Vasudha Narayanan is Distinguished Professor, Department of Religion, at the University of Florida and a past President of the American Academy of Religion (2001-2002). She was educated at the Universities of Madras and Bombay in India, and at Harvard University. Her fields of interest are the Sri Vaishnava tradition and Hindu traditions in India, Cambodia and America.  She is currently working on Hindu temples and Vaishnava traditions in Cambodia.

She is the author or editor of seven books and over ninety articles, chapters in books, and encyclopedia entries. Her research has been supported by grants and fellowships from several organizations including the Centre for Khmer Studies (2007); the American Council of Learned Societies (2004-2005); National Endowment for the Humanities (1987, 1989-90, and 1998-99), the John Simon Guggenheim Foundation (1991-92), the American Institute of Indian Studies/ Smithsonian, and the Social Science Research Council. She was the president of the Society for Hindu-Christian Studies from 1996-1998.

Allysa B. Peyton

Allysa B. Peyton is the Curatorial Associate for Asian Art at the Samuel P. Harn Museum of Art. From her first museum assignment in 1999, she has known that museums are the place for her. She received her B.A. in art (metal casting) from Michigan State University and her M.A. from the University of Miami in art history. Since 2008, she has co-curated and provided research support for exhibitions at the Harn, and co-curated an exhibition Temples and Festivals: A Celebration of Indian Art from the Samuel P. Harn Museum of Art Collection with Vasudha Narayanan. One of the main goals behind her work on exhibitions is to make Asian art and culture accessible to a broad range of audiences, from the scholar to the casual museum visitor. Interdisciplinary exhibitions, online and digital components to exhibitions, and collaborations with libraries are important components in the exhibitions process. She is currently in the process of organizing an exhibition of South Asian painting, slated to open during the Spring 2013 semester.
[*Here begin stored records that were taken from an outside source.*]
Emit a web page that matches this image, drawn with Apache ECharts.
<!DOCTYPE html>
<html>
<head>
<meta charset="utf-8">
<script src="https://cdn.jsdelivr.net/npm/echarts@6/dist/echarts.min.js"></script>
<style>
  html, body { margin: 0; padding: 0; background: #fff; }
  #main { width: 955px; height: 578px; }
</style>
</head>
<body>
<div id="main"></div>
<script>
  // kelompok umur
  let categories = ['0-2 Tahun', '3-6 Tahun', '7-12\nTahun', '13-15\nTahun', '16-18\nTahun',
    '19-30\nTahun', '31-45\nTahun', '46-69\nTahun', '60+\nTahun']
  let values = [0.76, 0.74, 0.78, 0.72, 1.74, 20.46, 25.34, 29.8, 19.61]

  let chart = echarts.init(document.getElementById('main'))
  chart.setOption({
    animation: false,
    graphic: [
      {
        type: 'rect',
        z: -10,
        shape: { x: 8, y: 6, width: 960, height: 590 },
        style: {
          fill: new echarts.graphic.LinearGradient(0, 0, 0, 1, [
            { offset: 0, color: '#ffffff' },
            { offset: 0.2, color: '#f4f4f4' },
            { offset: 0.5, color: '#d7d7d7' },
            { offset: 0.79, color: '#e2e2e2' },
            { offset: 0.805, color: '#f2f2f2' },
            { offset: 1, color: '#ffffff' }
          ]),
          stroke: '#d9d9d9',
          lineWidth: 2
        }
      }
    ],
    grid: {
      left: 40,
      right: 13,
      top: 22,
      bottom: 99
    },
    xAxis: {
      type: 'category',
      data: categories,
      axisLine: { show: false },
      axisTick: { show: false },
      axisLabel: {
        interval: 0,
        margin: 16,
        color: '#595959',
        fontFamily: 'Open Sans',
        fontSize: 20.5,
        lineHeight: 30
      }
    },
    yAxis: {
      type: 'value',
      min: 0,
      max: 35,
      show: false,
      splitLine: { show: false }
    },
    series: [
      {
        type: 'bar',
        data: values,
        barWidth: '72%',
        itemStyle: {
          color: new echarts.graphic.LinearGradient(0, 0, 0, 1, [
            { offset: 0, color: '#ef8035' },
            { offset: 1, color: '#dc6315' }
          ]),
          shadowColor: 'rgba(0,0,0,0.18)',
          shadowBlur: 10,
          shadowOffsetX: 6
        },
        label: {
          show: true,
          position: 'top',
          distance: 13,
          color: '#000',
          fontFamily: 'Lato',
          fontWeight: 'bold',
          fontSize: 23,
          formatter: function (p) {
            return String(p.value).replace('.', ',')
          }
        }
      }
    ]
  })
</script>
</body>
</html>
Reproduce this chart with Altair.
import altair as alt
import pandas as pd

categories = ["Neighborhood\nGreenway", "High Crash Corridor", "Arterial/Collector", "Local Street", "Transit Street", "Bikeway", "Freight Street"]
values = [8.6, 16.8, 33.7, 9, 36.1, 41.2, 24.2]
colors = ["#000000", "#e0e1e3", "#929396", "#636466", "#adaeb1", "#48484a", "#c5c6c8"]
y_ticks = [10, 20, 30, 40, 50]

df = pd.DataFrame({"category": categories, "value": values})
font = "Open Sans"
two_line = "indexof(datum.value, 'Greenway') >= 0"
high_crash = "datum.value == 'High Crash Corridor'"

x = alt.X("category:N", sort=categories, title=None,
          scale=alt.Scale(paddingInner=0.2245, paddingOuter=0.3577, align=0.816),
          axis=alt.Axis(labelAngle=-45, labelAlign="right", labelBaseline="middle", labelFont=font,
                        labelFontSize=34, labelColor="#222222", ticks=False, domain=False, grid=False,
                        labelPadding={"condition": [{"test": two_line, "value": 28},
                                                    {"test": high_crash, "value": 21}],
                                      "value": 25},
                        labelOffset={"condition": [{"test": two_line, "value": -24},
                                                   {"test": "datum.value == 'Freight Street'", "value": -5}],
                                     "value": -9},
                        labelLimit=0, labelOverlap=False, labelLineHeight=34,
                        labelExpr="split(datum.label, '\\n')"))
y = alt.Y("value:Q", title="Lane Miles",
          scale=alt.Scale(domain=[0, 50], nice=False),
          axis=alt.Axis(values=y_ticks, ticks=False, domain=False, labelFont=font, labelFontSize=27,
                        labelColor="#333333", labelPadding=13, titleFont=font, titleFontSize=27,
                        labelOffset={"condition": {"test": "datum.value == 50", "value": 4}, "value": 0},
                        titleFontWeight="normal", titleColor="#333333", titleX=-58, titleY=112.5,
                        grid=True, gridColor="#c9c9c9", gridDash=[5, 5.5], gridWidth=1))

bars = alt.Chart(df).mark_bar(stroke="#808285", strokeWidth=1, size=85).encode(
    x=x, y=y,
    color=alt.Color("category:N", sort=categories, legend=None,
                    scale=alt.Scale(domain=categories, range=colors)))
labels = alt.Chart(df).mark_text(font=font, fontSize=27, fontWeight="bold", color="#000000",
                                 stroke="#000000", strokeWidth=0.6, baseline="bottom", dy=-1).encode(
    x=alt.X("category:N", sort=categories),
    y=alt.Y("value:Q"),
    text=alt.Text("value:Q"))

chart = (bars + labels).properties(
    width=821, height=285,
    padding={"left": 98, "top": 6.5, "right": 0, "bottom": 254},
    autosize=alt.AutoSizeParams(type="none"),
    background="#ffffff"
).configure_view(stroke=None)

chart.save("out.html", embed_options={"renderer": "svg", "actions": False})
Her research interests include Indian painting from 17th century to contemporary, the production and reception of illustrated manuscripts including ragamala paintings, the legacy of Roy C. Craven, imperial libraries of the Mughal empire, living traditions and their influence of folk art production, and the relationships between art of the subcontinent and the whole of Asia. In 2009, she authored the journal article Essential Treasures of Modern Indian Art: Works by Jamini Roy at the Samuel P. Harn Museum of Art with Jason Steuber. Last year, she published an exhibition and book review on Vishnu: Hinduism’s Blue-Skinned Savior in the peer-reviewed publication of West 86th: A Journal of Decorative Arts, Design History, and Material Culture. She also serves as the series co-editor of the David A. Cofrin Asian Art Manuscript Series, which is published by the University Press of Florida. She enjoys teaching 1-credit classes for the honors department (Un)common reading program as her schedule allows.

She is a member of the American Council for Southern Asian Art (ACSAA), which is a non-profit organization dedicated to advancing the study and awareness of the art of South and Southeast Asia and the Himalayan regions.

Whitney Sanford

Whitney Sanford received her B.A. in English and Philosophy from Bowdoin College and M.A. and Ph.D. in Religious Studies from the University of Pennsylvania, specializing in north Indian devotional traditions. She teaches and researches in two main areas: Religion and Nature and Religions of Asia, and her current work lies at the intersection of religion, food (and agriculture), and social equity, focusing on South Asia.

Her current book project “Being the Change: What Gandhi Can Teach Us about Sustainability, Self-Sufficiency, and Non-violence” explores Gandhi’s influence on contemporary intentional communities in the United States. She has conducted fieldwork in Missouri, Iowa, California, and Florida to discern how communities are translating aspects of Gandhian social thought, e.g. non-violence, voluntary simplicity, and appropriate technologies, into practice.

Her recent publication Growing Stories from India: Religion and the Fate of Agriculture (University Press of Kentucky, 2012) uses Hindu agricultural narratives to consider how we can provide food in a sustainable and just manner. She conducted fieldwork in Baldeo, India, examining narratives and practices related to Balaram, a deity associated with agriculture.

Her first book Singing Krishna: Sound Becomes Sight in Paramanand’s Poetry (SUNY 2008) focuses on Braj devotional traditions and explores the role of devotional poetry in ritual practice. She has published articles in JAAR, Journal of Agricultural and Environmental Ethics, International Journal of Hindu Studies, Worldviews and Alternative Krishnas, edited by Guy Beck (SUNY Press, 2005).